Give the listing again character for character, but drop the images.

## start

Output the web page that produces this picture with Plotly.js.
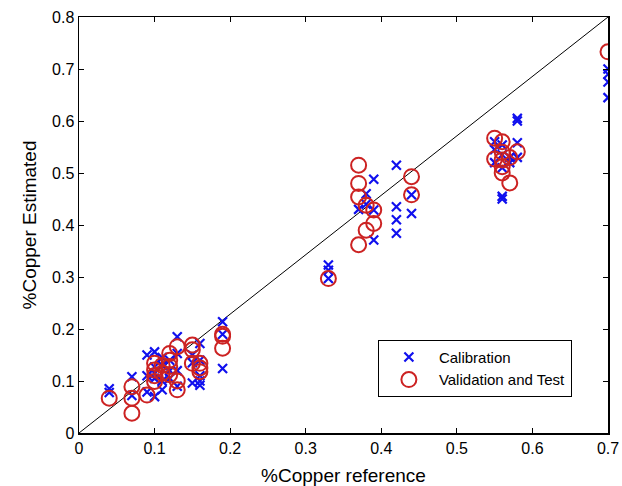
<!DOCTYPE html>
<html>
<head>
<meta charset="utf-8">
<script src="https://cdn.plot.ly/plotly-3.0.1.min.js"></script>
<style>html,body{margin:0;padding:0;background:#fff;}#chart{width:622px;height:486px;}</style>
</head>
<body>
<div id="chart"></div>
<script>
// Calibration set
var calX = [0.04,0.04, 0.07,0.07, 0.09,0.09,0.09, 0.10,0.10,0.10,0.10,0.10, 0.11,0.11,0.11,0.11,
            0.12,0.12,0.12, 0.13,0.13,0.13,0.13, 0.15,0.15,0.15, 0.16,0.16,0.16,0.16,0.16,
            0.19,0.19,0.19, 0.33,0.33,0.33, 0.37, 0.38,0.38, 0.39,0.39,0.39,
            0.42,0.42,0.42,0.42, 0.44,0.44, 0.55,0.55,0.55, 0.56,0.56,0.56,0.56,0.56,
            0.57,0.57, 0.58,0.58,0.58,0.58, 0.70,0.70,0.70,0.70];
var calY = [0.085,0.078, 0.108,0.072, 0.150,0.079,0.110, 0.156,0.127,0.070,0.115,0.105, 0.083,0.130,0.145,0.100,
            0.140,0.120,0.105, 0.185,0.153,0.090,0.120, 0.096,0.150,0.135, 0.092,0.172,0.140,0.100,0.110,
            0.214,0.190,0.124, 0.323,0.313,0.297, 0.430, 0.460,0.440, 0.488,0.429,0.371,
            0.515,0.435,0.410,0.384, 0.458,0.422, 0.560,0.545,0.520, 0.554,0.535,0.510,0.455,0.450,
            0.530,0.520, 0.605,0.600,0.558,0.530, 0.700,0.690,0.675,0.645];
// Validation and test set
var valX = [0.04, 0.07,0.07,0.07, 0.09, 0.10,0.10,0.10,0.10, 0.11,0.11, 0.12,0.12,0.12,0.12,
            0.13,0.13,0.13, 0.15,0.15,0.15, 0.16,0.16,0.16, 0.19,0.19,0.19, 0.33,
            0.37,0.37,0.37,0.37, 0.38,0.38, 0.39,0.39, 0.44,0.44, 0.55,0.55,
            0.56,0.56,0.56,0.56,0.56, 0.57,0.57, 0.58, 0.70];
var valY = [0.067, 0.089,0.067,0.038, 0.073, 0.134,0.121,0.099,0.110, 0.115,0.130, 0.153,0.128,0.112,0.140,
            0.083,0.166,0.100, 0.169,0.160,0.134, 0.134,0.118,0.125, 0.190,0.186,0.163, 0.297,
            0.515,0.480,0.454,0.362, 0.438,0.390, 0.429,0.403, 0.493,0.458, 0.567,0.527,
            0.560,0.525,0.512,0.500,0.540, 0.481,0.530, 0.541, 0.733];
// Reference line
var lineX = [0, 0.7];
var lineY = [0, 0.8];

var traces = [
  {x: lineX, y: lineY, mode: 'lines', line: {color: '#000', width: 1}, showlegend: false, hoverinfo: 'skip'},
  {x: calX, y: calY, mode: 'markers', name: 'Calibration',
   marker: {symbol: 'x-thin', size: 9, color: '#1010ee', line: {color: '#1010ee', width: 2.2}}},
  {x: valX, y: valY, mode: 'markers', name: 'Validation and Test',
   marker: {symbol: 'circle-open', size: 15, color: '#cc2222', line: {color: '#cc2222', width: 2}}}
];

var fam = 'Liberation Sans, Arial, sans-serif';
var axisCommon = {
  showgrid: false, zeroline: false, showline: true, linecolor: '#000', linewidth: 1.5,
  mirror: 'ticks', ticks: 'inside', ticklen: 5, tickwidth: 1, tickcolor: '#000',
  tickfont: {family: fam, size: 16, color: '#000'}
};

var layout = {
  width: 622, height: 486,
  margin: {l: 79, r: 14, t: 17, b: 53},
  paper_bgcolor: '#fff', plot_bgcolor: '#fff',
  xaxis: Object.assign({}, axisCommon, {range: [0, 0.7], dtick: 0.1, tick0: 0,
    title: {text: '%Copper reference', standoff: 14, font: {family: fam, size: 19, color: '#000'}}}),
  yaxis: Object.assign({}, axisCommon, {range: [0, 0.8], dtick: 0.1, tick0: 0,
    title: {text: '%Copper Estimated', standoff: 10, font: {family: fam, size: 19, color: '#000'}}}),
  legend: {x: 0.565, y: 0.224, xanchor: 'left', yanchor: 'top', bgcolor: '#fff',
    bordercolor: '#000', borderwidth: 1, tracegroupgap: 0, itemwidth: 50,
    font: {family: fam, size: 15, color: '#000'}},
  showlegend: true
};

Plotly.newPlot('chart', traces, layout, {displayModeBar: false, staticPlot: true});
</script>
</body>
</html>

## end

**WORKED SOLUTION:**
Output the web page that produces this picture with Plotly.js.
<!DOCTYPE html>
<html>
<head>
<meta charset="utf-8">
<script src="https://cdn.plot.ly/plotly-3.0.1.min.js"></script>
<style>html,body{margin:0;padding:0;background:#fff;}#chart{width:622px;height:486px;}</style>
</head>
<body>
<div id="chart"></div>
<script>
// Calibration set
var calX = [0.04,0.04, 0.07,0.07, 0.09,0.09,0.09, 0.10,0.10,0.10,0.10,0.10, 0.11,0.11,0.11,0.11,
            0.12,0.12,0.12, 0.13,0.13,0.13,0.13, 0.15,0.15,0.15, 0.16,0.16,0.16,0.16,0.16,
            0.19,0.19,0.19, 0.33,0.33,0.33, 0.37, 0.38,0.38, 0.39,0.39,0.39,
            0.42,0.42,0.42,0.42, 0.44,0.44, 0.55,0.55,0.55, 0.56,0.56,0.56,0.56,0.56,
            0.57,0.57, 0.58,0.58,0.58,0.58, 0.70,0.70,0.70,0.70];
var calY = [0.085,0.078, 0.108,0.072, 0.150,0.079,0.110, 0.156,0.127,0.070,0.115,0.105, 0.083,0.130,0.145,0.100,
            0.140,0.120,0.105, 0.185,0.153,0.090,0.120, 0.096,0.150,0.135, 0.092,0.172,0.140,0.100,0.110,
            0.214,0.190,0.124, 0.323,0.313,0.297, 0.430, 0.460,0.440, 0.488,0.429,0.371,
            0.515,0.435,0.410,0.384, 0.458,0.422, 0.560,0.545,0.520, 0.554,0.535,0.510,0.455,0.450,
            0.530,0.520, 0.605,0.600,0.558,0.530, 0.700,0.690,0.675,0.645];
// Validation and test set
var valX = [0.04, 0.07,0.07,0.07, 0.09, 0.10,0.10,0.10,0.10, 0.11,0.11, 0.12,0.12,0.12,0.12,
            0.13,0.13,0.13, 0.15,0.15,0.15, 0.16,0.16,0.16, 0.19,0.19,0.19, 0.33,
            0.37,0.37,0.37,0.37, 0.38,0.38, 0.39,0.39, 0.44,0.44, 0.55,0.55,
            0.56,0.56,0.56,0.56,0.56, 0.57,0.57, 0.58, 0.70];
var valY = [0.067, 0.089,0.067,0.038, 0.073, 0.134,0.121,0.099,0.110, 0.115,0.130, 0.153,0.128,0.112,0.140,
            0.083,0.166,0.100, 0.169,0.160,0.134, 0.134,0.118,0.125, 0.190,0.186,0.163, 0.297,
            0.515,0.480,0.454,0.362, 0.438,0.390, 0.429,0.403, 0.493,0.458, 0.567,0.527,
            0.560,0.525,0.512,0.500,0.540, 0.481,0.530, 0.541, 0.733];
// Reference line
var lineX = [0, 0.7];
var lineY = [0, 0.8];

var traces = [
  {x: lineX, y: lineY, mode: 'lines', line: {color: '#000', width: 1}, showlegend: false, hoverinfo: 'skip'},
  {x: calX, y: calY, mode: 'markers', name: 'Calibration',
   marker: {symbol: 'x-thin', size: 9, color: '#1010ee', line: {color: '#1010ee', width: 2.2}}},
  {x: valX, y: valY, mode: 'markers', name: 'Validation and Test',
   marker: {symbol: 'circle-open', size: 15, color: '#cc2222', line: {color: '#cc2222', width: 2}}}
];

var fam = 'Liberation Sans, Arial, sans-serif';
var axisCommon = {
  showgrid: false, zeroline: false, showline: true, linecolor: '#000', linewidth: 1.5,
  mirror: 'ticks', ticks: 'inside', ticklen: 5, tickwidth: 1, tickcolor: '#000',
  tickfont: {family: fam, size: 16, color: '#000'}
};

var layout = {
  width: 622, height: 486,
  margin: {l: 79, r: 14, t: 17, b: 53},
  paper_bgcolor: '#fff', plot_bgcolor: '#fff',
  xaxis: Object.assign({}, axisCommon, {range: [0, 0.7], dtick: 0.1, tick0: 0,
    title: {text: '%Copper reference', standoff: 14, font: {family: fam, size: 19, color: '#000'}}}),
  yaxis: Object.assign({}, axisCommon, {range: [0, 0.8], dtick: 0.1, tick0: 0,
    title: {text: '%Copper Estimated', standoff: 10, font: {family: fam, size: 19, color: '#000'}}}),
  legend: {x: 0.565, y: 0.224, xanchor: 'left', yanchor: 'top', bgcolor: '#fff',
    bordercolor: '#000', borderwidth: 1, tracegroupgap: 0, itemwidth: 50,
    font: {family: fam, size: 15, color: '#000'}},
  showlegend: true
};

Plotly.newPlot('chart', traces, layout, {displayModeBar: false, staticPlot: true});
</script>
</body>
</html>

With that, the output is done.